A poll released yesterday by The Canadian Press showed that Canadians who hold such views are members of a shrinking group. The poll, conducted by Harris-Decima, revealed that only 31 per cent of Canadians feel that Charles should be king, while 41 per cent would rather see the throne pass directly to his son, Prince William. Prince Charles was chosen as the most popular royal by a mere 4 per cent of respondents, while 39 per cent felt ties with the monarchy should be severed after the Queen dies.
Although some at Mile One Stadium last night acknowledged they had come for the spectacle as much as to show loyalty, they offered a warm welcome as Charles and Camilla began an 11-day royal tour.
Five-year-old Allison Clarke had a fairy-tale vision as she approached the venue with her mother. Asked what came to mind when told a prince would be visiting the province, she said shyly: "I think of going to the castle."
She would have appreciated the pomp that followed. Among the elaborate ceremonies was a 21-gun salute as Prince Charles inspected a guard of honour drawn from the Royal Newfoundland Regiment.
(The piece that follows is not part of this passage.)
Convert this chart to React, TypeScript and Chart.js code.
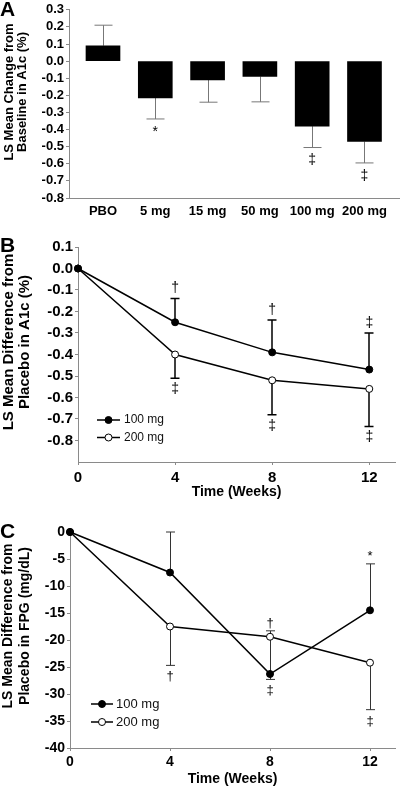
import React, { useEffect, useRef } from 'react';
import { Chart, registerables } from 'chart.js';

Chart.register(...registerables);

const FONT = "'Liberation Sans', Arial, Helvetica, sans-serif";
const AXIS = '#8a8a8a';

// ---------- Panel A data ----------
const aCategories = ['PBO', '5 mg', '15 mg', '50 mg', '100 mg', '200 mg'];
const aValues = [0.09, -0.215, -0.11, -0.09, -0.38, -0.47];
const aErrTips = [0.21, -0.338, -0.24, -0.238, -0.505, -0.595];
const aSymbols = ['', '*', '', '', '‡', '‡'];
const aYTicks = [0.3, 0.2, 0.1, 0, -0.1, -0.2, -0.3, -0.4, -0.5, -0.6, -0.7, -0.8];

// ---------- Panel B data ----------
const weeks = [0, 4, 8, 12];
const seriesNames = ['100 mg', '200 mg'];
const b100 = [0, -0.25, -0.39, -0.47];
const b100ErrTips = [null, -0.14, -0.24, -0.3];
const b100Symbols = ['', '†', '†', '‡'];
const b200 = [0, -0.4, -0.52, -0.56];
const b200ErrTips = [null, -0.51, -0.68, -0.735];
const b200Symbols = ['', '‡', '‡', '‡'];
const bYTicks = [0.1, 0, -0.1, -0.2, -0.3, -0.4, -0.5, -0.6, -0.7, -0.8];

// ---------- Panel C data ----------
const c100 = [0, -7.5, -26.3, -14.5];
const c100ErrTips = [null, 0, -18.3, -5.9];
const c100Symbols = ['', '', '†', '*'];
const c200 = [0, -17.5, -19.4, -24.2];
const c200ErrTips = [null, -24.7, -27.3, -32.9];
const c200Symbols = ['', '†', '‡', '‡'];
const cYTicks = [0, -5, -10, -15, -20, -25, -30, -35, -40];
const xWeekTicks = [0, 4, 8, 12];

const fmt1 = (v: number) => (v === 0 ? '0.0' : v.toFixed(1));

const errPlugin = {
  id: 'errBars',
  beforeDatasetsDraw(chart: any, _a: any, opts: any) {
    const { ctx } = chart;
    const ys = chart.scales.y;
    chart.data.datasets.forEach((ds: any, i: number) => {
      if (!ds.errTips) return;
      const meta = chart.getDatasetMeta(i);
      ctx.save();
      ctx.strokeStyle = opts.color;
      ctx.lineWidth = opts.width;
      ds.errTips.forEach((t: number | null, j: number) => {
        if (t == null) return;
        const el = meta.data[j];
        const x = Math.round(el.x) + (opts.width % 2 === 1 ? 0.5 : 0);
        const y0 = ys.getPixelForValue(ds.data[j].y);
        const y1 = ys.getPixelForValue(t);
        ctx.beginPath();
        ctx.moveTo(x, y0);
        ctx.lineTo(x, y1);
        ctx.moveTo(x - opts.cap / 2, y1);
        ctx.lineTo(x + opts.cap / 2, y1);
        ctx.stroke();
      });
      ctx.restore();
    });
  },
  afterDatasetsDraw(chart: any, _a: any, opts: any) {
    const { ctx } = chart;
    const ys = chart.scales.y;
    chart.data.datasets.forEach((ds: any, i: number) => {
      if (!ds.symbols) return;
      const meta = chart.getDatasetMeta(i);
      ctx.save();
      ctx.fillStyle = '#000';
      ctx.font = `${opts.symSize}px ${FONT}`;
      ctx.textAlign = 'center';
      ds.symbols.forEach((s: string, j: number) => {
        if (!s) return;
        const tip = ds.errTips[j] != null ? ds.errTips[j] : ds.data[j].y;
        const yt = ys.getPixelForValue(tip);
        const x = meta.data[j].x;
        if (ds.symbolSide === 'above') {
          ctx.textBaseline = 'bottom';
          ctx.fillText(s, x, yt - opts.gapAbove);
        } else {
          ctx.textBaseline = 'top';
          ctx.fillText(s, x, yt + opts.gapBelow);
        }
      });
      ctx.restore();
    });
  },
};

const decorPlugin = {
  id: 'decor',
  afterDraw(chart: any, _a: any, opts: any) {
    const { ctx } = chart;
    ctx.save();
    ctx.fillStyle = '#000';
    ctx.font = `bold ${opts.titleSize}px ${FONT}`;
    ctx.textAlign = 'center';
    ctx.textBaseline = 'middle';
    opts.titleLines.forEach((line: string, k: number) => {
      ctx.save();
      ctx.translate(opts.titleXs[k], opts.titleY);
      ctx.rotate(-Math.PI / 2);
      ctx.fillText(line, 0, 0);
      ctx.restore();
    });
    if (opts.legend) {
      const L = opts.legend;
      chart.data.datasets.forEach((ds: any, i: number) => {
        const y = L.y0 + i * L.dy;
        ctx.strokeStyle = '#000';
        ctx.lineWidth = 1.5;
        ctx.beginPath();
        ctx.moveTo(L.x0, y);
        ctx.lineTo(L.x1, y);
        ctx.stroke();
        ctx.beginPath();
        ctx.arc(L.cx, y, 3.5, 0, Math.PI * 2);
        ctx.fillStyle = ds.pointBackgroundColor;
        ctx.fill();
        ctx.lineWidth = 1;
        ctx.stroke();
        ctx.fillStyle = '#111';
        ctx.font = `${L.size}px ${FONT}`;
        ctx.textAlign = 'left';
        ctx.textBaseline = 'middle';
        ctx.fillText(ds.label, L.tx, y);
      });
    }
    ctx.restore();
  },
};

function yScale(min: number, max: number, ticks: number[], width: number, size: number, fmt: (v: number) => string) {
  return {
    type: 'linear',
    min,
    max,
    afterFit: (s: any) => {
      s.width = width;
    },
    afterBuildTicks: (s: any) => {
      s.ticks = ticks.map((v) => ({ value: v }));
    },
    grid: { drawOnChartArea: false, drawTicks: true, tickLength: 3, color: AXIS },
    border: { display: true, color: AXIS, width: 1 },
    ticks: {
      autoSkip: false,
      padding: 2,
      color: '#000',
      font: { family: FONT, size, weight: 'bold' },
      callback: (v: any) => fmt(Number(v)),
    },
  };
}

function weekXScale(max: number, height: number, size: number, pad: number, titlePad: number) {
  return {
    type: 'linear',
    min: 0,
    max,
    offset: false,
    afterFit: (s: any) => {
      s.height = height;
    },
    afterBuildTicks: (s: any) => {
      s.ticks = xWeekTicks.map((v) => ({ value: v }));
    },
    grid: { drawOnChartArea: false, drawTicks: true, tickLength: 3, color: AXIS },
    border: { display: true, color: AXIS, width: 1 },
    ticks: {
      autoSkip: false,
      maxRotation: 0,
      padding: pad,
      color: '#000',
      font: { family: FONT, size, weight: 'bold' },
    },
    title: {
      display: true,
      text: 'Time (Weeks)',
      color: '#000',
      font: { family: FONT, size: 14, weight: 'bold' },
      padding: { top: 0, bottom: titlePad },
    },
  };
}

function configA(): any {
  return {
    type: 'bar',
    data: {
      datasets: [
        {
          label: 'A1c change',
          data: aValues.map((v, i) => ({ x: i, y: v })),
          backgroundColor: '#000',
          borderWidth: 0,
          barThickness: 34,
          errTips: aErrTips,
          symbols: aSymbols,
          symbolSide: 'below',
        },
      ],
    },
    options: {
      responsive: false,
      animation: false,
      devicePixelRatio: 1,
      events: [],
      layout: { padding: { top: 8, right: 1, left: 0, bottom: 0 } },
      scales: {
        x: {
          type: 'linear',
          min: -0.65,
          max: 5.66,
          offset: false,
          afterFit: (s: any) => {
            s.height = 27;
          },
          afterBuildTicks: (s: any) => {
            s.ticks = aCategories.map((_, i) => ({ value: i }));
          },
          grid: { display: false, offset: false },
          border: { display: true, color: AXIS, width: 1 },
          ticks: {
            autoSkip: false,
            maxRotation: 0,
            padding: -2,
            color: '#000',
            font: { family: FONT, size: 13, weight: 'bold' },
            callback: (v: any) => aCategories[Math.round(Number(v))],
          },
        },
        y: yScale(-0.8, 0.3, aYTicks, 69, 13, fmt1),
      },
      plugins: {
        legend: { display: false },
        tooltip: { enabled: false },
        errBars: { color: '#777', width: 1, cap: 18, symSize: 14, gapAbove: 3, gapBelow: 6 },
        decor: {
          titleLines: ['LS Mean Change from', 'Baseline in A1c (%)'],
          titleSize: 13,
          titleXs: [9, 22],
          titleY: 92,
        },
      },
    },
    plugins: [errPlugin, decorPlugin],
  };
}

function lineDataset(label: string, vals: number[], tips: (number | null)[], syms: string[], side: string, fill: string) {
  return {
    label,
    data: vals.map((v, i) => ({ x: weeks[i], y: v })),
    borderColor: '#000',
    borderWidth: 1.5,
    pointRadius: 3.5,
    pointBackgroundColor: fill,
    pointBorderColor: '#000',
    pointBorderWidth: 1,
    clip: false,
    errTips: tips,
    symbols: syms,
    symbolSide: side,
  };
}

function configB(): any {
  return {
    type: 'line',
    data: {
      datasets: [
        lineDataset(seriesNames[0], b100, b100ErrTips, b100Symbols, 'above', '#000'),
        lineDataset(seriesNames[1], b200, b200ErrTips, b200Symbols, 'below', '#fff'),
      ],
    },
    options: {
      responsive: false,
      animation: false,
      devicePixelRatio: 1,
      events: [],
      layout: { padding: { top: 12, right: 2, left: 0, bottom: 0 } },
      scales: {
        x: weekXScale(13.06, 43, 15, 4, 4),
        y: yScale(-0.9, 0.1, bYTicks, 78, 15, fmt1),
      },
      plugins: {
        legend: { display: false },
        tooltip: { enabled: false },
        errBars: { color: '#000', width: 1.5, cap: 9, symSize: 14, gapAbove: 3, gapBelow: 4 },
        decor: {
          titleLines: ['LS Mean Difference from', 'Placebo in A1c (%)'],
          titleSize: 15,
          titleXs: [8.5, 25],
          titleY: 107,
          legend: { x0: 97, x1: 120, cx: 108.5, tx: 124, y0: 185, dy: 17.5, size: 12 },
        },
      },
    },
    plugins: [errPlugin, decorPlugin],
  };
}

function configC(): any {
  return {
    type: 'line',
    data: {
      datasets: [
        lineDataset(seriesNames[0], c100, c100ErrTips, c100Symbols, 'above', '#000'),
        lineDataset(seriesNames[1], c200, c200ErrTips, c200Symbols, 'below', '#fff'),
      ],
    },
    options: {
      responsive: false,
      animation: false,
      devicePixelRatio: 1,
      events: [],
      layout: { padding: { top: 20, right: 5, left: 0, bottom: 0 } },
      scales: {
        x: weekXScale(13.0, 40, 14, 3, 0),
        y: yScale(-40, 0, cYTicks, 70, 14, (v) => String(v)),
      },
      plugins: {
        legend: { display: false },
        tooltip: { enabled: false },
        errBars: { color: '#333', width: 1, cap: 9, symSize: 13, gapAbove: 1, gapBelow: 5 },
        decor: {
          titleLines: ['LS Mean Difference from', 'Placebo in FPG (mg/dL)'],
          titleSize: 14,
          titleXs: [8.5, 25.5],
          titleY: 114,
          legend: { x0: 91, x1: 113, cx: 102, tx: 116, y0: 192, dy: 18, size: 13 },
        },
      },
    },
    plugins: [errPlugin, decorPlugin],
  };
}

function Panel({ top, height, make }: { top: number; height: number; make: () => any }) {
  const ref = useRef<HTMLCanvasElement>(null);
  useEffect(() => {
    const chart = new Chart(ref.current as HTMLCanvasElement, make());
    return () => chart.destroy();
  }, []);
  return (
    <canvas
      ref={ref}
      width={400}
      height={height}
      style={{ position: 'absolute', left: 0, top, width: 400, height, display: 'block' }}
    />
  );
}

const letterStyle = (top: number): React.CSSProperties => ({
  position: 'absolute',
  left: 0,
  top,
  fontFamily: FONT,
  fontWeight: 'bold',
  fontSize: 21,
  lineHeight: '21px',
  color: '#000',
});

export default function App() {
  return (
    <div style={{ position: 'absolute', left: 0, top: 0, width: 400, height: 788, background: '#fff', overflow: 'hidden' }}>
      <Panel top={0} height={225} make={configA} />
      <Panel top={235} height={270} make={configB} />
      <Panel top={512} height={276} make={configC} />
      <div style={letterStyle(-2)}>A</div>
      <div style={letterStyle(234)}>B</div>
      <div style={letterStyle(520)}>C</div>
    </div>
  );
}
Decimated at Beaumont Hamel on July 1, 1916, the first day of the Battle of the Somme, the regiment has special significance for Newfoundlanders. To this day, many here mark July 1 as a day of mourning, rather than the anniversary of Confederation. Wearing a poppy in his lapel, Prince Charles stopped to chat with several members of the regiment before mounting a dais for a rendition of O Canada.
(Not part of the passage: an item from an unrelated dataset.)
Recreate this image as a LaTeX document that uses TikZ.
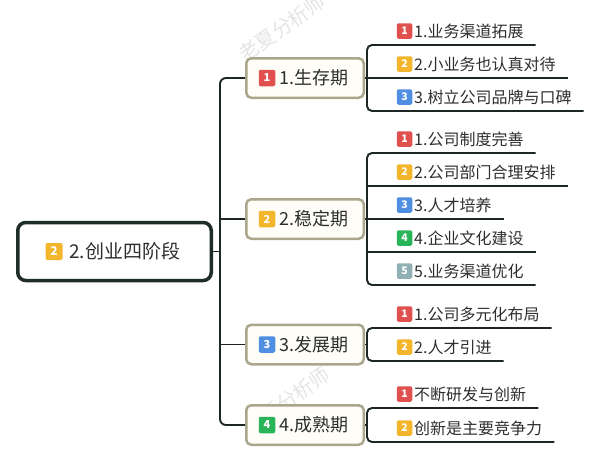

"Given our deep devotion to members of the Royal Family and their devotion to Canada, these visits are regarded as homecomings by Canadians," Prime Minister Stephen Harper said moments later. "On this day of celebration we say to you, Your Royal Highnesses, welcome. Our home is your home."
Newfoundland and Labrador Premier Danny Williams, greeted with extended applause from the crowd as he took the podium, struck a less formal tone. He spoke about the province's cultural cachet and reminisced about his time at Oxford, where he remembered appreciating the Beatles and the miniskirt phase then sweeping Britain.
The Prince, noting that he was on his 15th visit to Canada, said this one was special as a chance to introduce his wife to the country. "Every time I come to Canada a little more of Canada seeps into my bloodstream, and from there straight to my heart," he told the crowd. He praised this country's natural beauty and "the strength of the Canadian character," citing past military missions and the troops now serving "with the greatest possible distinction" in Afghanistan.
Charles also took the opportunity to sound the clarion call for action against what he called "the threat posed to all humanity" by climate change.
"We are at a defining moment for our civilization," he said. "Unless we can all, both individually and collectively, take the actions which we now know are necessary, the future is going to be very bleak indeed."
The royal couple had no further public engagements last night and go this morning to Cupids, a small town near St. John's that is celebrating its 400th anniversary next year.